Problem to work on:
Copy out the whole listing exactly as written, leaving the pictures behind.

# START OF Dataset extract

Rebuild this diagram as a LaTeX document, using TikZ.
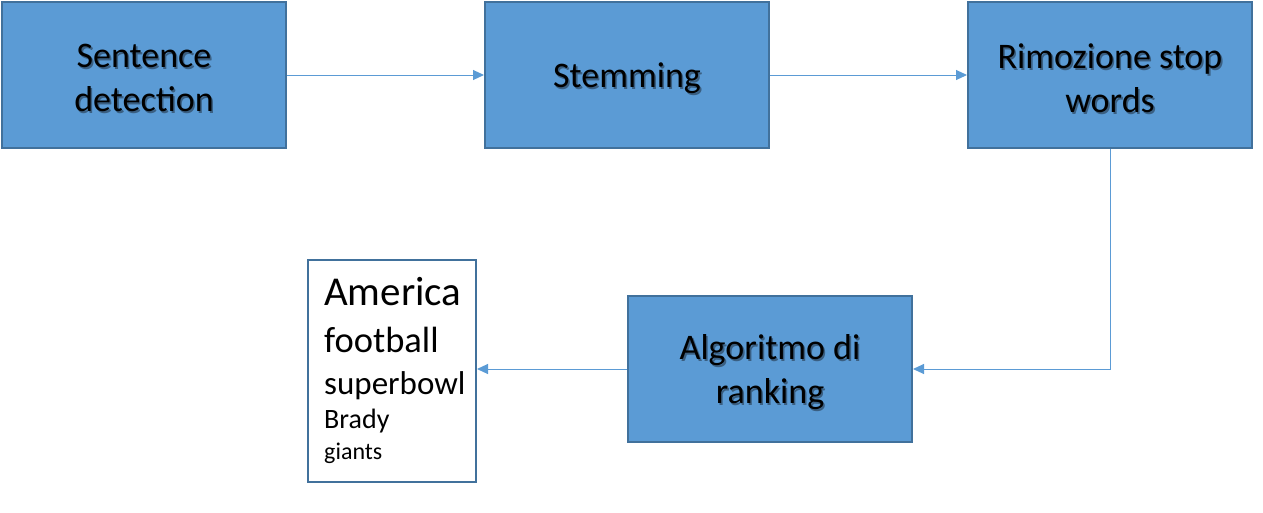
\documentclass[tikz,border=0pt]{standalone}
\usepackage{fontspec}
\setmainfont{Carlito}
\usetikzlibrary{arrows.meta}
\definecolor{boxfill}{HTML}{5B9BD5}
\definecolor{boxline}{HTML}{41719C}
\definecolor{shadowc}{HTML}{3A5F82}
\newcommand\sht[1]{\raisebox{-4pt}[\height][\depth]{\rlap{\kern1.6pt\raisebox{-1.6pt}{\color{shadowc}#1}}#1}}
\tikzset{
  procbox/.style={draw=boxline, line width=2pt, fill=boxfill, minimum width=284pt, minimum height=146pt, inner sep=0pt, align=center, text=black, font=\fontsize{36}{44}\selectfont},
  outbox/.style={draw=boxline, line width=2pt, fill=white, minimum width=168pt, minimum height=222pt, inner sep=0pt},
  conn/.style={draw=boxfill, line width=1pt, -{Triangle[length=11pt,width=10pt]}},
  word/.style={anchor=base west, inner sep=0pt, text=black}
}
\begin{document}
\begin{tikzpicture}[x=1pt,y=-1pt]
\useasboundingbox (0,0) rectangle (1263,512);
\node[procbox] (s) at (144,75) {\sht{Sentence}\\\sht{detection}};
\node[procbox] (st) at (627,75) {\sht{Stemming}};
\node[procbox] (r) at (1110,75) {\sht{Rimozione stop}\\\sht{words}};
\node[procbox] (a) at (770,369) {\sht{Algoritmo di}\\\sht{ranking}};
\node[outbox] (o) at (392,371) {};
\node[word, font=\fontsize{41}{44}\selectfont] (w1) at (324,305) {America};
\node[word, font=\fontsize{36.5}{40}\selectfont] (w2) at (324,352) {football};
\node[word, font=\fontsize{33}{36}\selectfont] (w3) at (324,394) {superbowl};
\node[word, font=\fontsize{28}{30}\selectfont] (w4) at (324,428) {Brady};
\node[word, font=\fontsize{24}{26}\selectfont] (w5) at (324,459) {giants};
\draw[conn] (s.east) -- (st.west);
\draw[conn] (st.east) -- (r.west);
\draw[conn] (r.south) |- (a.east);
\draw[conn] (a.west) -- (a.west -| o.east);
\end{tikzpicture}
\end{document}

# END OF Dataset extract

Solution for this exercise:
Rebuild this diagram as a LaTeX document, using TikZ.
\documentclass[tikz,border=0pt]{standalone}
\usepackage{fontspec}
\setmainfont{Carlito}
\usetikzlibrary{arrows.meta}
\definecolor{boxfill}{HTML}{5B9BD5}
\definecolor{boxline}{HTML}{41719C}
\definecolor{shadowc}{HTML}{3A5F82}
\newcommand\sht[1]{\raisebox{-4pt}[\height][\depth]{\rlap{\kern1.6pt\raisebox{-1.6pt}{\color{shadowc}#1}}#1}}
\tikzset{
  procbox/.style={draw=boxline, line width=2pt, fill=boxfill, minimum width=284pt, minimum height=146pt, inner sep=0pt, align=center, text=black, font=\fontsize{36}{44}\selectfont},
  outbox/.style={draw=boxline, line width=2pt, fill=white, minimum width=168pt, minimum height=222pt, inner sep=0pt},
  conn/.style={draw=boxfill, line width=1pt, -{Triangle[length=11pt,width=10pt]}},
  word/.style={anchor=base west, inner sep=0pt, text=black}
}
\begin{document}
\begin{tikzpicture}[x=1pt,y=-1pt]
\useasboundingbox (0,0) rectangle (1263,512);
\node[procbox] (s) at (144,75) {\sht{Sentence}\\\sht{detection}};
\node[procbox] (st) at (627,75) {\sht{Stemming}};
\node[procbox] (r) at (1110,75) {\sht{Rimozione stop}\\\sht{words}};
\node[procbox] (a) at (770,369) {\sht{Algoritmo di}\\\sht{ranking}};
\node[outbox] (o) at (392,371) {};
\node[word, font=\fontsize{41}{44}\selectfont] (w1) at (324,305) {America};
\node[word, font=\fontsize{36.5}{40}\selectfont] (w2) at (324,352) {football};
\node[word, font=\fontsize{33}{36}\selectfont] (w3) at (324,394) {superbowl};
\node[word, font=\fontsize{28}{30}\selectfont] (w4) at (324,428) {Brady};
\node[word, font=\fontsize{24}{26}\selectfont] (w5) at (324,459) {giants};
\draw[conn] (s.east) -- (st.west);
\draw[conn] (st.east) -- (r.west);
\draw[conn] (r.south) |- (a.east);
\draw[conn] (a.west) -- (a.west -| o.east);
\end{tikzpicture}
\end{document}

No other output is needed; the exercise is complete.